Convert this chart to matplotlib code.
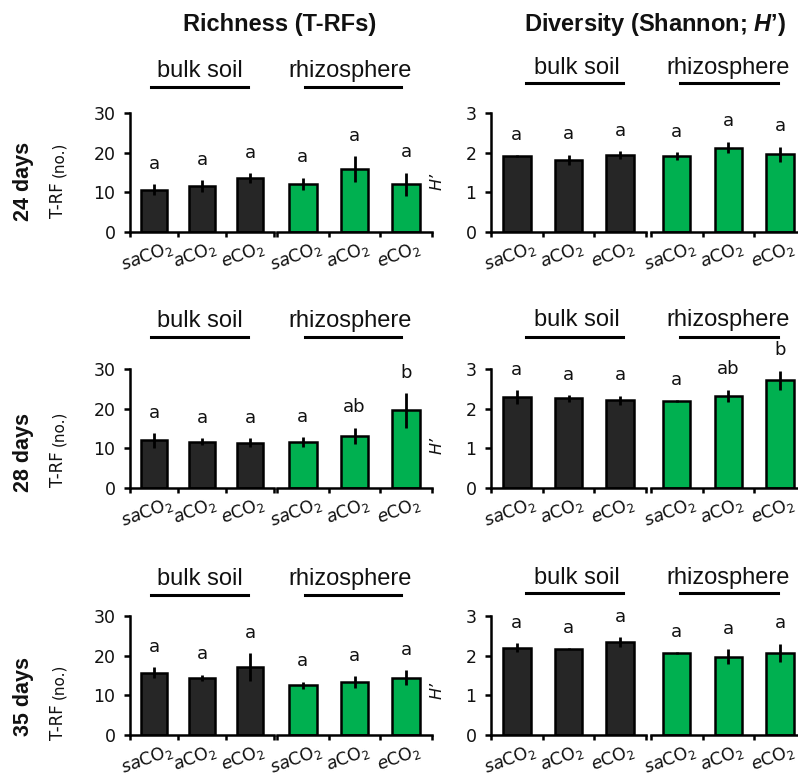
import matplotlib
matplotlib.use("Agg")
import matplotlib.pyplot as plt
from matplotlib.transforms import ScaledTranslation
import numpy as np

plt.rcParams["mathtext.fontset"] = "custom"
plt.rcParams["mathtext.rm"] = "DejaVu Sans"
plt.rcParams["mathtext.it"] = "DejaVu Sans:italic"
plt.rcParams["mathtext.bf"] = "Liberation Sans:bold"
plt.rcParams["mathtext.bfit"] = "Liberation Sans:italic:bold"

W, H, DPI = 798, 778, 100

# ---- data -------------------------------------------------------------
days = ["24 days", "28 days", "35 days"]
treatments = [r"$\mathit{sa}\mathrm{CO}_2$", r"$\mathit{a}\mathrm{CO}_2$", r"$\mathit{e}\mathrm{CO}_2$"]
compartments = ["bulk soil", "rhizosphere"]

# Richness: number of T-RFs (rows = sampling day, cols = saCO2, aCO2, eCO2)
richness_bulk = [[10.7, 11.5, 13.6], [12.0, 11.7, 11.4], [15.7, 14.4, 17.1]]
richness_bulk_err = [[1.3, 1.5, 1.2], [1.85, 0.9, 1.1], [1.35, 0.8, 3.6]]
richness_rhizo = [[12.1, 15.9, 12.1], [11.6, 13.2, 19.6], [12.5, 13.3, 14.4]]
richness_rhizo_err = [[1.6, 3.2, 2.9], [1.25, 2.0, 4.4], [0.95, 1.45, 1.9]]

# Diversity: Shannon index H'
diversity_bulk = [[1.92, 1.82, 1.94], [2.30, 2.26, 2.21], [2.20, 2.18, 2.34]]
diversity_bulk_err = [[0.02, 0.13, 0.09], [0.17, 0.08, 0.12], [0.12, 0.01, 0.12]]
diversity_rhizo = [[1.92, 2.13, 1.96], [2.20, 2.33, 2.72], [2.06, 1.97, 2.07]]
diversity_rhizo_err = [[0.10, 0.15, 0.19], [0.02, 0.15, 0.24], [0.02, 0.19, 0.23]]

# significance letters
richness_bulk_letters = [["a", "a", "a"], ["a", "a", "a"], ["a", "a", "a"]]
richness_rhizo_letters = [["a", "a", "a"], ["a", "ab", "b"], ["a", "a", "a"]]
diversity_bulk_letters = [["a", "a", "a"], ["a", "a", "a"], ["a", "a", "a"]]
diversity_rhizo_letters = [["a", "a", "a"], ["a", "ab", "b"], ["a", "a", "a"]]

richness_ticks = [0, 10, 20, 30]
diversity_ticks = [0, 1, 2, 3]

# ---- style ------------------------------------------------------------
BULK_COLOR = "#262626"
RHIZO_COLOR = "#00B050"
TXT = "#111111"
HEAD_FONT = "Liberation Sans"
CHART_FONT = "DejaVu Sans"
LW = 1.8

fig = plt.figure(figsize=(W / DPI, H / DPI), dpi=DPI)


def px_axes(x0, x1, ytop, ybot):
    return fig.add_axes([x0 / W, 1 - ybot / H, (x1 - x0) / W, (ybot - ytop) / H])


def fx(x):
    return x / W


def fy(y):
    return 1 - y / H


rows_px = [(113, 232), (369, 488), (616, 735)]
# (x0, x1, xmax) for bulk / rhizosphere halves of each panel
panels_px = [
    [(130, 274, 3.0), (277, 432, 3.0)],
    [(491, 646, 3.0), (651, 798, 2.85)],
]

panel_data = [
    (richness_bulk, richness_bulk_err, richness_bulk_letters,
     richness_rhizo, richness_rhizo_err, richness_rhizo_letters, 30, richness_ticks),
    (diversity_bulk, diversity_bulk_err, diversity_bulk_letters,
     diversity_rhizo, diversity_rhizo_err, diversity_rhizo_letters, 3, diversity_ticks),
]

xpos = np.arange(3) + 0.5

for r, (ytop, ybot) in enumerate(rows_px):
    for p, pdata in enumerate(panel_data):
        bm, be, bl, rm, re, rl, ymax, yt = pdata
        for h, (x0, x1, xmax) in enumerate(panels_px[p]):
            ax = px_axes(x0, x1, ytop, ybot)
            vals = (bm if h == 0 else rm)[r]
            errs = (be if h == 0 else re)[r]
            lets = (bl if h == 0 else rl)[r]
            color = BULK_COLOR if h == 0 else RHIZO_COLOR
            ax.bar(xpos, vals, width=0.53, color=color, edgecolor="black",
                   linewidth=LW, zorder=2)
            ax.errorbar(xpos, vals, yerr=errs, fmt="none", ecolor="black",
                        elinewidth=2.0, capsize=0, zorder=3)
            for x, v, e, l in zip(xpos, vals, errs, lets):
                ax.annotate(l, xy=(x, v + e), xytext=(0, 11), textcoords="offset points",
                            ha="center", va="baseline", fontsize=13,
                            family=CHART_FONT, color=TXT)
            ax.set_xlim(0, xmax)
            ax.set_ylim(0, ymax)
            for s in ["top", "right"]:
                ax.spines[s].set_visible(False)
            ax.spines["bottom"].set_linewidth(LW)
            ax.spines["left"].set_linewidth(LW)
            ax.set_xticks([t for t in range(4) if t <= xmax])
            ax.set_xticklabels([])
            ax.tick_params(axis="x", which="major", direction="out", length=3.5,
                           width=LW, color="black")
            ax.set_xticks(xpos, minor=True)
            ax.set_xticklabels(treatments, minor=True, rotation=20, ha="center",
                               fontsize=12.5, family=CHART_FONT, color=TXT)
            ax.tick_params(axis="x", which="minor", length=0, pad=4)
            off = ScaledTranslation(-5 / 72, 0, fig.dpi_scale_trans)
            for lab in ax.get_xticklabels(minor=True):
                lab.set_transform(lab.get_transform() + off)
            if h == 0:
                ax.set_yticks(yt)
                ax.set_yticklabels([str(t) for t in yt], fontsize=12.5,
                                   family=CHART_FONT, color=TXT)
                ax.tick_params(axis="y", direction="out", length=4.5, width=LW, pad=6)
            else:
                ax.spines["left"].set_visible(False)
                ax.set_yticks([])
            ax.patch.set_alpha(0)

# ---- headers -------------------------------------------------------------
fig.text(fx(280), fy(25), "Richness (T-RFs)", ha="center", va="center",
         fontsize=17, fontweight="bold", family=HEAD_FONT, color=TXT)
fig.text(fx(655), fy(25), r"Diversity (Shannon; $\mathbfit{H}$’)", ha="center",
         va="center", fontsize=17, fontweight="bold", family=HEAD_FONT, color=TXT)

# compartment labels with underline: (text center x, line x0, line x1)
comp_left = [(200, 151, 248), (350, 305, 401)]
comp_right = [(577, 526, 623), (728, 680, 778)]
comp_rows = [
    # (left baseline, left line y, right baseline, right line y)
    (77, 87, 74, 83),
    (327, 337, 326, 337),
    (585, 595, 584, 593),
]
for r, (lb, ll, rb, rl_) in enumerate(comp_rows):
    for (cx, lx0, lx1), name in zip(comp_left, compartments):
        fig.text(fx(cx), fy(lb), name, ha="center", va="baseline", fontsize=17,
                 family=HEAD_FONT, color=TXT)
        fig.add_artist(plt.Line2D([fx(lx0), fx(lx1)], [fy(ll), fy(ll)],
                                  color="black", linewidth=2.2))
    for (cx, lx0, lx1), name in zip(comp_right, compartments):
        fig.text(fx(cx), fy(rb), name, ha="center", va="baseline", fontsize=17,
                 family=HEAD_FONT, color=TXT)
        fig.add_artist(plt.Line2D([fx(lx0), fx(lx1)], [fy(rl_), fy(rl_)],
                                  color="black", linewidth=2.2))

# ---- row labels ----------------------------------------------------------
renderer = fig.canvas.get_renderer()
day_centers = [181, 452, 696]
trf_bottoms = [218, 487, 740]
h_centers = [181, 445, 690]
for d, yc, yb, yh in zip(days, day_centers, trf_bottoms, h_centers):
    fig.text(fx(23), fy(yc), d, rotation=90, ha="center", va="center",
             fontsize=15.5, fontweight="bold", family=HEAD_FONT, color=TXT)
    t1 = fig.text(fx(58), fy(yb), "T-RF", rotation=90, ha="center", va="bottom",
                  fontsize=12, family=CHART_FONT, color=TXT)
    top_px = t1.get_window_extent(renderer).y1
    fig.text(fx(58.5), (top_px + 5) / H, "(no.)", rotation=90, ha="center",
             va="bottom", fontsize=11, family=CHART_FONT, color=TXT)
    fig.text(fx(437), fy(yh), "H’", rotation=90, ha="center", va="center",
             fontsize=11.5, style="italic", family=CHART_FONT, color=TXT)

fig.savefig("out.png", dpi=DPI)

■ ■ ■ ■ ■

▶ [Task directions] Everything from the first line to the line with "[0.02, 0.19, 0.23]]" must be repeated exactly, and nothing else. Leave the pictures out.

▶ [Answer to this exercise]
Convert this chart to matplotlib code.
import matplotlib
matplotlib.use("Agg")
import matplotlib.pyplot as plt
from matplotlib.transforms import ScaledTranslation
import numpy as np

plt.rcParams["mathtext.fontset"] = "custom"
plt.rcParams["mathtext.rm"] = "DejaVu Sans"
plt.rcParams["mathtext.it"] = "DejaVu Sans:italic"
plt.rcParams["mathtext.bf"] = "Liberation Sans:bold"
plt.rcParams["mathtext.bfit"] = "Liberation Sans:italic:bold"

W, H, DPI = 798, 778, 100

# ---- data -------------------------------------------------------------
days = ["24 days", "28 days", "35 days"]
treatments = [r"$\mathit{sa}\mathrm{CO}_2$", r"$\mathit{a}\mathrm{CO}_2$", r"$\mathit{e}\mathrm{CO}_2$"]
compartments = ["bulk soil", "rhizosphere"]

# Richness: number of T-RFs (rows = sampling day, cols = saCO2, aCO2, eCO2)
richness_bulk = [[10.7, 11.5, 13.6], [12.0, 11.7, 11.4], [15.7, 14.4, 17.1]]
richness_bulk_err = [[1.3, 1.5, 1.2], [1.85, 0.9, 1.1], [1.35, 0.8, 3.6]]
richness_rhizo = [[12.1, 15.9, 12.1], [11.6, 13.2, 19.6], [12.5, 13.3, 14.4]]
richness_rhizo_err = [[1.6, 3.2, 2.9], [1.25, 2.0, 4.4], [0.95, 1.45, 1.9]]

# Diversity: Shannon index H'
diversity_bulk = [[1.92, 1.82, 1.94], [2.30, 2.26, 2.21], [2.20, 2.18, 2.34]]
diversity_bulk_err = [[0.02, 0.13, 0.09], [0.17, 0.08, 0.12], [0.12, 0.01, 0.12]]
diversity_rhizo = [[1.92, 2.13, 1.96], [2.20, 2.33, 2.72], [2.06, 1.97, 2.07]]
diversity_rhizo_err = [[0.10, 0.15, 0.19], [0.02, 0.15, 0.24], [0.02, 0.19, 0.23]]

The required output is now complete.